On the other hand, Ziv the Israeli security guard claimed that the attack was nationalistically motivated. Israeli political sources told Ynet that according to an initial investigation it appears the security guard behaved properly under the circumstances. The security guard was stabbed three times, twice in the back and once in the chest. The sources also said that the landlord was hit after Ziv tripped when the attacker crept up behind him. Ynet claimed that Israel apologized to the Jordanians for his death and will pay the family financial compensation. However, no public apology was issued.

== Aftermath ==
Concurrent to attempting to evacuate the Israeli diplomatic mission, the event was under gag order by the Israeli Military Censor during the evening and night of the incident.

Jewish ultra-orthodox pilgrims to Tomb of Aaron in Jordan claimed that on the night of the incident, Jordanian police allegedly raided the hotel they were staying in, and forbade the group members to pray saying that Jewish prayer is forbidden in Jordan, threatening the tourists with arrest should they pray. Further, the Jordanians are said to have confiscated religious paraphernalia such as tefillin and Tallitot. Some 20 members of the group were forbidden by police to leave their hotel.

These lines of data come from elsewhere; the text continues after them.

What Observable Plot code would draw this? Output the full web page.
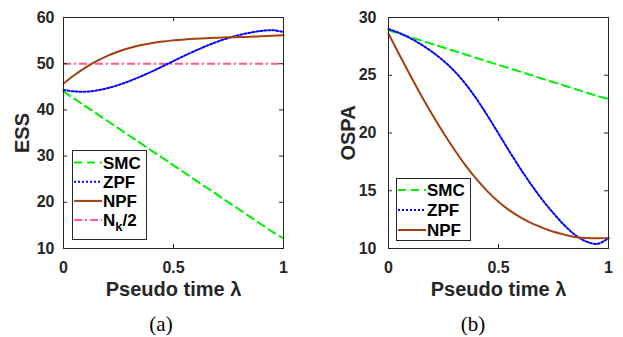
<!DOCTYPE html>
<html><head><meta charset="utf-8">
<script src="https://cdn.jsdelivr.net/npm/d3@7"></script>
<script src="https://cdn.jsdelivr.net/npm/@observablehq/plot@0.6"></script>
<style>
body{margin:0;background:#fff;}
#wrap{position:relative;width:623px;height:337px;overflow:hidden;background:#fff;}
.panel{position:absolute;top:0;width:311px;height:300px;}
.panel svg{font-family:"Liberation Sans",Arimo,Arial,sans-serif;font-weight:bold;color:#262626;}
.panel svg g[aria-label="x-axis label"] text,.panel svg g[aria-label="y-axis label"] text{font-size:20px;}
.cap{position:absolute;top:314px;width:60px;text-align:center;font-family:"Liberation Serif","DejaVu Serif",Tinos,serif;font-size:21px;line-height:21px;color:#000;}
.leg{position:absolute;}
.leg svg{font-family:"Liberation Sans",Arimo,Arial,sans-serif;font-weight:bold;font-size:17px;}
</style></head>
<body><div id="wrap"></div>
<script>
const lam = [0,0.05,0.1,0.15,0.2,0.25,0.3,0.35,0.4,0.45,0.5,0.55,0.6,0.65,0.7,0.75,0.8,0.85,0.9,0.95,1];
const xTicks = [0,0.5,1];

// Panel (a): ESS
const essSMC = [44,42.4,40.8,39.2,37.6,36,34.4,32.8,31.2,29.6,28,26.4,24.8,23.2,21.6,20,18.4,16.8,15.2,13.6,12.2];
const essZPF = [44.3,44.0,43.95,44.2,44.7,45.4,46.25,47.22,48.28,49.41,50.58,51.73,52.83,53.85,54.77,55.57,56.23,56.73,57.1,57.25,56.85];
const essNPF = [45.7,47.55,49.15,50.55,51.7,52.65,53.4,54.0,54.45,54.8,55.05,55.25,55.4,55.52,55.62,55.7,55.77,55.84,55.92,56.03,56.18];
const essHalf = [50];
const essTicks = [10,20,30,40,50,60];

// Panel (b): OSPA
const ospaSMC = [28.9,28.6,28.3,28.0,27.7,27.4,27.1,26.8,26.5,26.2,25.9,25.6,25.3,25.0,24.7,24.4,24.1,23.8,23.5,23.2,22.95];
const ospaZPF = [29.0,28.65,28.2,27.65,27.0,26.25,25.35,24.25,22.95,21.5,19.95,18.4,16.9,15.5,14.2,13.05,12.0,11.15,10.6,10.4,10.9];
const ospaNPF = [28.6,26.75,24.95,23.2,21.55,20.0,18.55,17.2,16.0,14.95,14.05,13.3,12.7,12.2,11.8,11.45,11.2,11.0,10.9,10.88,10.92];
const ospaTicks = [10,15,20,25,30];

const C = {SMC:"#00f000", ZPF:"#0000ff", NPF:"#a3400f", HALF:"#ff5a8c"};
const D = {SMC:"8,5", ZPF:"2,2", NPF:null, HALF:"8,3,2,3"};

const rows = vals => lam.map((x,i)=>({x, y: vals[i]}));

function panel({yDomain, yTicks, yLabel, series, half, mL, mR, tickPad, yLabOff}) {
  const W = 311, H = 300, mT = 17, mB = 52;
  const pw = W - mL - mR, ph = H - mT - mB;
  const ax = "#262626";
  const marks = [
    Plot.axisX({ticks: xTicks, tickSize: 0, tickPadding: 13, fontSize: 16, tickFormat: d => String(d),
      label: "Pseudo time λ", labelAnchor: "center", labelArrow: "none", labelOffset: 47, fill: ax}),
    Plot.axisY({ticks: yTicks, tickSize: 0, tickPadding: tickPad, fontSize: 16, tickFormat: d => String(d),
      label: yLabel, labelAnchor: "center", labelArrow: "none", labelOffset: yLabOff, fill: ax}),
  ];
  if (half) marks.push(Plot.ruleY(half, {y: d => d, stroke: C.HALF, strokeWidth: 2, strokeDasharray: D.HALF}));
  for (const s of series) {
    marks.push(Plot.line(rows(s.vals), {x: "x", y: "y", stroke: C[s.key], strokeWidth: 2,
      strokeDasharray: D[s.key], curve: "catmull-rom"}));
  }
  marks.push(
    Plot.tickX(xTicks, {x: d => d, insetTop: ph - 4, stroke: ax}),
    Plot.tickX(xTicks, {x: d => d, insetBottom: ph - 4, stroke: ax}),
    Plot.tickY(yTicks, {y: d => d, insetRight: pw - 4, stroke: ax}),
    Plot.tickY(yTicks, {y: d => d, insetLeft: pw - 4, stroke: ax}),
    Plot.frame({stroke: ax})
  );
  return Plot.plot({width: W, height: H, marginLeft: mL, marginRight: mR, marginTop: mT, marginBottom: mB,
    x: {domain: [0, 1]}, y: {domain: yDomain}, marks});
}

function legend(items, w, h, step, first) {
  let s = `<svg width="${w}" height="${h}" xmlns="http://www.w3.org/2000/svg">`;
  s += `<rect x="0.5" y="0.5" width="${w-1}" height="${h-1}" fill="#fff" stroke="#262626"/>`;
  items.forEach((it, i) => {
    const y = first + i*step;
    const da = D[it.key] ? `stroke-dasharray="${D[it.key]}"` : "";
    s += `<line x1="2" x2="30" y1="${y}" y2="${y}" stroke="${C[it.key]}" stroke-width="2" ${da}/>`;
    s += `<text x="31" y="${y}" dy="0.36em" fill="#000">${it.label}</text>`;
  });
  return s + "</svg>";
}

const wrap = document.getElementById("wrap");
function addPanel(left, svg) {
  const d = document.createElement("div"); d.className = "panel"; d.style.left = left + "px";
  d.appendChild(svg); wrap.appendChild(d);
}
addPanel(0, panel({yDomain: [10, 60], yTicks: essTicks, yLabel: "ESS", half: essHalf,
  series: [{key: "SMC", vals: essSMC}, {key: "ZPF", vals: essZPF}, {key: "NPF", vals: essNPF}],
  mL: 63, mR: 28, tickPad: 9, yLabOff: 49}));
addPanel(312, panel({yDomain: [10, 30], yTicks: ospaTicks, yLabel: "OSPA",
  series: [{key: "SMC", vals: ospaSMC}, {key: "ZPF", vals: ospaZPF}, {key: "NPF", vals: ospaNPF}],
  mL: 76, mR: 15, tickPad: 12, yLabOff: 48}));

function addLegend(left, top, html) {
  const d = document.createElement("div"); d.className = "leg";
  d.style.left = left + "px"; d.style.top = top + "px"; d.innerHTML = html; wrap.appendChild(d);
}
addLegend(72, 150, legend([
  {key: "SMC", label: "SMC"}, {key: "ZPF", label: "ZPF"}, {key: "NPF", label: "NPF"},
  {key: "HALF", label: 'N<tspan font-size="13" dy="5">k</tspan><tspan dy="-5">/2</tspan>'}
], 75, 90, 19.2, 12.5));
addLegend(396, 178, legend([
  {key: "SMC", label: "SMC"}, {key: "ZPF", label: "ZPF"}, {key: "NPF", label: "NPF"}
], 75, 63, 20, 12));

function addCap(cx, t) {
  const d = document.createElement("div"); d.className = "cap";
  d.style.left = (cx - 30) + "px"; d.textContent = t; wrap.appendChild(d);
}
addCap(161, "(a)");
addCap(473, "(b)");
</script></body></html>
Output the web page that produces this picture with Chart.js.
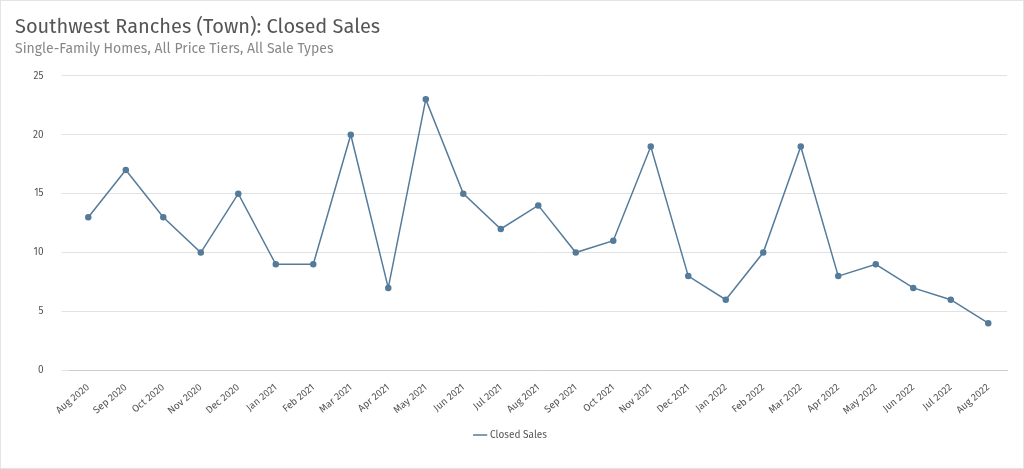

The Israeli foreign ministry said they were in contact with the group and had advised them to keep a low profile.

In November 2017 Israel reportedly threatened to shelve the Red Sea–Dead Sea Water Conveyance project until the embassy was reopened. Jordanian Media Affairs Minister Mohammed Momani stated Jordan would not allow the reopening of the embassy until the security guard was brought to trial.

== Reactions ==
The family of the attacker staged a protest in Amman in the night following the incident, calling for the death penalty to be applied against the Israeli security official and the expulsion of the Israeli ambassador. In response, Oren Hazan, a member of the Israeli Knesset tweeted "our neighbors from east to the Jordan [river], who we protect their behinds day and night, and give water to, need some re-education. It's starting to feel like a goodbye."

The family of the attacker (Jawawdeh) demanded that the death penalty be imposed on the Israeli deputy. The attacker's father described him as a "martyr", although he was not sure if his son would carry out a politically motivated attack.

During the funeral of the attacker on 25 July that took place in the Al-Wihdat Palestinian refugee camp, the crowd chanted "Death to Israel". The flag of Israel was painted on the ground before entrance to the mourning tent of Jawawdah, so that mourners would step on the flag prior to entering the tent. The father of the attacker, Zakaria Jawawdah, said he was willing to rescind his demands for an investigation if Israel removed security measures at the Temple Mount. The family of the doctor Hamarneh, also placed an Israeli flag in front of the church where a funeral was held.

Jordanian Foreign minister Ayman Safadi said in an interview with CNN on 26 July "Absurd [are] some of the reactions that are coming of Israel which are trying to show this as if the ambassador and the suspect were under siege and were somehow liberated and celebrating them as heroes coming back home. This is really absurd. This is a criminal case and I think it is in everybody’s interest that it is pursued as such." "Jordan acted legally and morally [by complying to international laws on diplomatic mission]. It is upon Israel to do the same and allow for justice to take its course and to stop provocative behaviours that distort the facts here."

Protestors in Amman gathered around the embassy on Friday 28 July, some shouting "death to Israel" and demanding the cancellation of the peace treaty with Israel. Jordanian security forces tried to disperse the protesters that wanted to see the official face trial.